In one early scene in Me Time, Kevin Hart’s irritatingly instructive Sonny tells his child to stop watching videos of stand-ups and do their keyboard practice instead. “Enough with the comedy,” he says — a line of advice which this very unfunny film seems to have unfortunately taken to heart.
Hart’s Sonny is a very passionate parent, often to a fault. Whilst his wife Maya (an underutilised Regina Hall) works as a successful architect, Sonny cooks the meals, carries the bags and helps build the Lego sets at home. Although loving, he’s also a bit of a dictator, controlling as much of his children’s schooling as possible, and even spying on them in their bedrooms to make sure they’re studying. As helicopter parents go, he’s a shoo-in for squadron leader. Enter old friend Huck Dembo (a Mark Wahlberg name that might top his Transformers moniker Cade Yeager), the macho man-child who can show Sonny the errors of his domestic ways, with a week of debauchery.
The film avoids, for the most part, any real probing of the untrusting, power-hungry, unstable dynamics of Sonny’s marriage.

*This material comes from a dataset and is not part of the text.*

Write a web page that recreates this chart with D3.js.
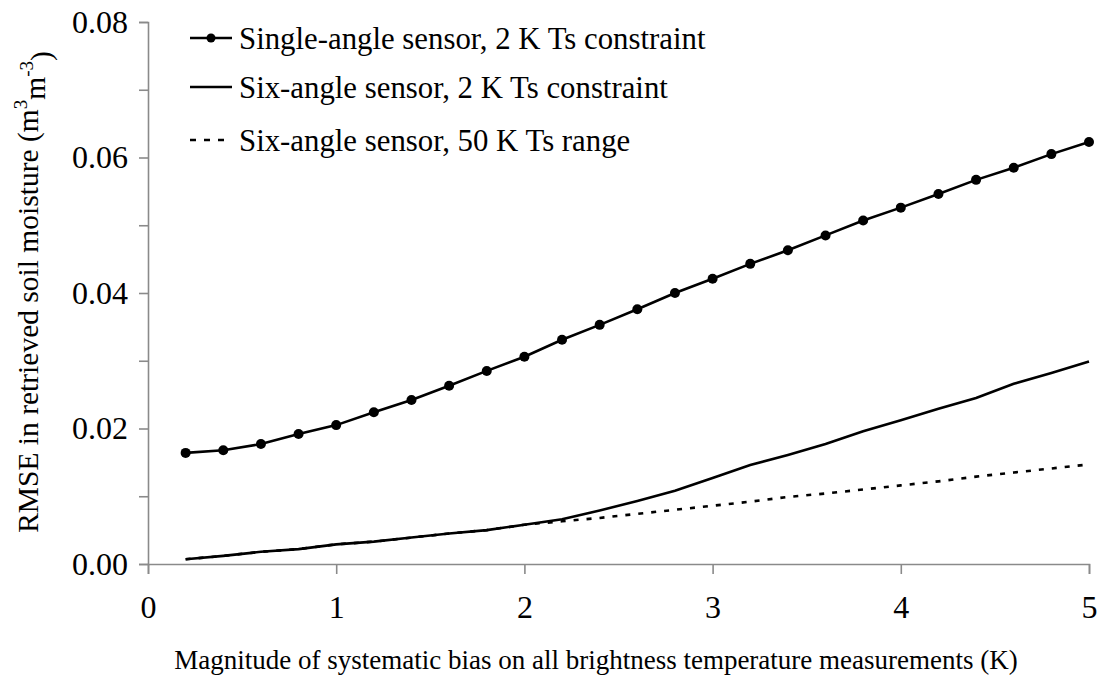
<!DOCTYPE html>
<html lang="en">
<head>
<meta charset="UTF-8">
<title>RMSE vs bias</title>
<script src="https://cdn.jsdelivr.net/npm/d3@7"></script>
<style>
  body { margin: 0; background: #fff; }
</style>
</head>
<body>
<script>
// bias magnitudes (K)
const biasK = [0.2, 0.4, 0.6, 0.8, 1.0, 1.2, 1.4, 1.6, 1.8, 2.0, 2.2, 2.4, 2.6,
               2.8, 3.0, 3.2, 3.4, 3.6, 3.8, 4.0, 4.2, 4.4, 4.6, 4.8, 5.0];

// RMSE (m3 m-3)
const singleAngle2K = [0.0164, 0.0168, 0.0177, 0.0192, 0.0205, 0.0224, 0.0242, 0.0263, 0.0285,
                       0.0306, 0.0331, 0.0353, 0.0376, 0.0400, 0.0421, 0.0443, 0.0463, 0.0485,
                       0.0507, 0.0526, 0.0546, 0.0567, 0.0585, 0.0605, 0.0623];
const sixAngle2K = [0.0007, 0.0012, 0.0018, 0.0022, 0.0029, 0.0033, 0.0039, 0.0045, 0.0050,
                    0.0058, 0.0066, 0.0079, 0.0093, 0.0108, 0.0127, 0.0146, 0.0161, 0.0177,
                    0.0196, 0.0212, 0.0229, 0.0245, 0.0266, 0.0282, 0.0299];
const sixAngle50K = [0.0007, 0.0012, 0.0018, 0.0022, 0.0029, 0.0033, 0.0039, 0.0045, 0.0050,
                     0.0058, 0.0063, 0.0068, 0.0074, 0.0080, 0.0086, 0.0092, 0.0099, 0.0104,
                     0.0110, 0.0116, 0.0122, 0.0129, 0.0135, 0.0141, 0.0147];

const legendLabels = ["Single-angle sensor, 2 K Ts constraint",
                      "Six-angle sensor, 2 K Ts constraint",
                      "Six-angle sensor, 50 K Ts range"];

const xTicks = [0, 1, 2, 3, 4, 5];
const yTicks = [0, 0.01, 0.02, 0.03, 0.04, 0.05, 0.06, 0.07, 0.08];

const FONT = '"Liberation Serif", "Times New Roman", serif';
const W = 1102, H = 680;
const svg = d3.select("body").append("svg").attr("width", W).attr("height", H)
  .style("font-family", FONT);

const x = d3.scaleLinear().domain([0, 5]).range([148, 1089]);
const y = d3.scaleLinear().domain([0, 0.08]).range([564, 22]);

// axes
const axisColor = "#8a8a8a";
const gx = svg.append("g").attr("transform", `translate(0,${y(0)})`)
  .call(d3.axisBottom(x).tickValues(xTicks).tickSize(10).tickPadding(21).tickFormat(d3.format("d")));
const gy = svg.append("g").attr("transform", `translate(${x(0)},0)`)
  .call(d3.axisLeft(y).tickValues(yTicks).tickSize(9).tickPadding(11)
    .tickFormat(d => (Math.round(d * 100) % 2 === 0) ? d3.format(".2f")(d) : ""));

[gx, gy].forEach(g => {
  g.attr("font-family", null);
  g.select(".domain").attr("stroke", axisColor).attr("stroke-width", 1.6);
  g.selectAll(".tick line").attr("stroke", axisColor).attr("stroke-width", 1.6);
  g.selectAll(".tick text").style("font-family", FONT).style("font-size", "32px").attr("fill", "#000");
});
gx.selectAll(".tick text").attr("dy", "0.71em");

// lines
const line = d3.line().x((d, i) => x(biasK[i])).y(d => y(d));

svg.append("path").datum(sixAngle50K)
  .attr("d", line).attr("fill", "none").attr("stroke", "#000")
  .attr("stroke-width", 2.6).attr("stroke-dasharray", "5,8");

svg.append("path").datum(sixAngle2K)
  .attr("d", line).attr("fill", "none").attr("stroke", "#000").attr("stroke-width", 2.6);

svg.append("path").datum(singleAngle2K)
  .attr("d", line).attr("fill", "none").attr("stroke", "#000").attr("stroke-width", 2.6);

svg.append("g").selectAll("circle").data(singleAngle2K).join("circle")
  .attr("cx", (d, i) => x(biasK[i])).attr("cy", d => y(d)).attr("r", 5).attr("fill", "#000");

// legend
const legendY = [38, 87, 140];
const lg = svg.append("g");
legendLabels.forEach((lab, i) => {
  const ly = legendY[i];
  lg.append("line").attr("x1", 190).attr("x2", 232).attr("y1", ly).attr("y2", ly)
    .attr("stroke", "#000").attr("stroke-width", 2.6)
    .attr("stroke-dasharray", i === 2 ? "6,8" : null);
  if (i === 0) lg.append("circle").attr("cx", 211).attr("cy", ly).attr("r", 4.5).attr("fill", "#000");
  lg.append("text").attr("x", 239).attr("y", ly).attr("dy", "0.35em")
    .style("font-family", FONT).style("font-size", "30.8px").text(lab);
});

// axis titles
svg.append("text").attr("x", 596).attr("y", 660).attr("dy", "0.35em")
  .attr("text-anchor", "middle").style("font-family", FONT).style("font-size", "27px")
  .text("Magnitude of systematic bias on all brightness temperature measurements (K)");

const yt = svg.append("text").attr("transform", "translate(28,292) rotate(-90)")
  .attr("text-anchor", "middle").attr("dy", "0.35em")
  .style("font-family", FONT).style("font-size", "29.5px");
yt.append("tspan").text("RMSE in retrieved soil moisture (m");
yt.append("tspan").attr("dy", "-0.6em").style("font-size", "19px").text("3");
yt.append("tspan").attr("dy", "0.6em").text("m");
yt.append("tspan").attr("dy", "-0.6em").style("font-size", "19px").text("-3");
yt.append("tspan").attr("dy", "0.6em").text(")");
</script>
</body>
</html>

HuckChella, a birthday celebration that’s more Fyre Festival than Coachella, starts the mayhem. The party is soon crashed by a violent loan shark, diverting the story towards a generic plot-thread about debt collection. The focus then shifts to the frenzied jealousy of Maya’s employer; then to a house party with a bizarre cameo from Seal — and throughout, an alarming amount of supposedly funny animal abuse. The film avoids, for the most part, any real probing of the untrusting, power-hungry, unstable dynamics of Sonny’s marriage; instead, spiralling chaos fills the void of any emotional journey.
One highlight is Ilia Isorelýs Paulino, whose intense, anarchic Uber driver steers the film into most of its laughs. But bar those chuckles (as well as one well-placed gag after a performance of Leonard Cohen’s ‘Hallelujah’), Me Time will make you want to clock out.